During this time, Mrs. Johansson established a reputation as a caregiver. For several young girls, her home was a sanctuary from poverty and abuse. She welcomed hungry children and unwed mothers to her table, dishing out hot meals with plenty of free advice.
She gradually established a domain in Sacramento, and she would live there, at various addresses and using various names, almost without interruption until 1988.
On February 23, 1968, at age thirty-nine, the tempestuous Dorothea married a much younger man, twenty-three-year-old Roberto Jose Puente. Her ill-fated third marriage, commencing in Reno, was hardly an epic romance. Some said that Roberto married this older woman only for her money and American citizenship. (The little girls across the street whispered about "Mr. Gigolo.") But perhaps Dorothea simply couldn't dominate this young buck.
The two made a stab at domestic bliss, even buying an attractive, respectable-looking two-story house on Twenty-Third Street in Sacramento, but had hardly settled in before they were screaming and throwing things. On July 5, 1969, after just sixteen-and-a-half months, they separated.
Charging that young Roberto had treated her with "extreme cruelty" and had "wrongfully inflicted…grievous mental and physical suffering," Dorothea wasted no time in filing for divorce. She wanted their community property: the house on Twenty-Third Street and a 1967 four-door Ford Galaxy. But Roberto took off for his native Mexico, frustrating her attempts to have him served with divorce papers.
Apparently, even finalizing the divorce on March 28, 1973, failed to extinguish their smoldering romance. It seems that Roberto hadn't had enough of his former bride, for in 1974 he was back, again living in her house. Attempts to rekindle the relationship obviously backfired, because in January 1975, when he refused to either leave or pay rent, Dorothea filed a restraining order against him.
The mismatched couple maintained contact into the next decade.

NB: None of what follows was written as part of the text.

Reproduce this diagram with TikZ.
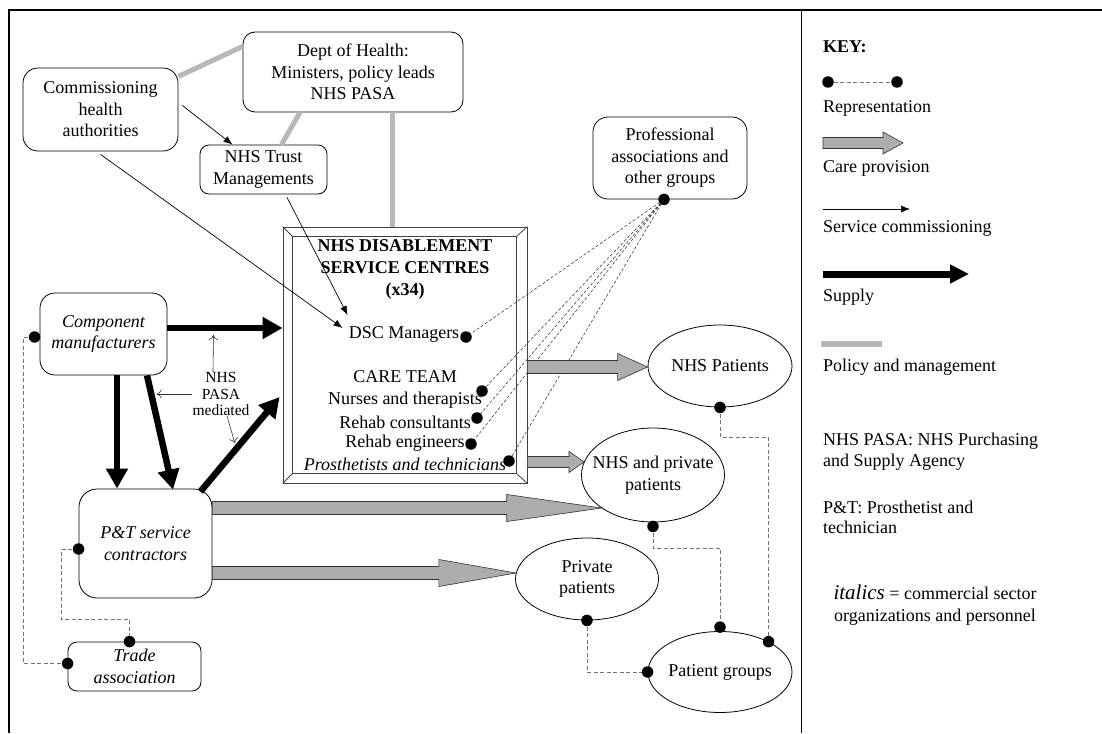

In August 1982, Roberto Puente even wrote a letter to Judge Warren on her behalf, stating that he'd "known Dorothea Montalvo for the past many years," and that she'd been "very helpful to the Mexican-American community,” giving "clothes and food to needy families and to people with alcoholic problems." He closed with, "Any consideration given to her well being will be greatly appreciated at this difficult time."
The young Roberto must have pleased Dorothea in some enduring way, for despite everything, she would cling to his surname for more than twenty years.
For a time, Dorothea Puente ran a Sacramento halfway house for alcoholics, but it shortly went bust. Then she shifted her attention to running a huge, elegant, three-story boardinghouse at Twenty-First and F streets, the white "mansion" that she would boast about for years. She furnished the house with donated furniture from the Seventh Day Adventist Church, but she kept it spotless, with the floors always polished and the table always set. Even her tenants—down-and-out alcoholics and homeless mentally ill—were kept clean and tidy.
Everyone considered her a genuine resource to the community. She networked with all the agencies. She held AA meetings in her parlor. She steered the indigent toward Social Security benefits and away from alcohol. In the words of one who knew her at the time, "She knew how to get things done."
And she was always learning, especially when Dr. Carl Drake stopped by once a month to tend to her boarders. Dr. Drake found it convenient to make his diagnoses in her tidy kitchen, writing prescriptions at her table. Dorothea sat close by, watching, then daily placed each tenant's pills in little Dixie cups, which she arranged on a spotless tray.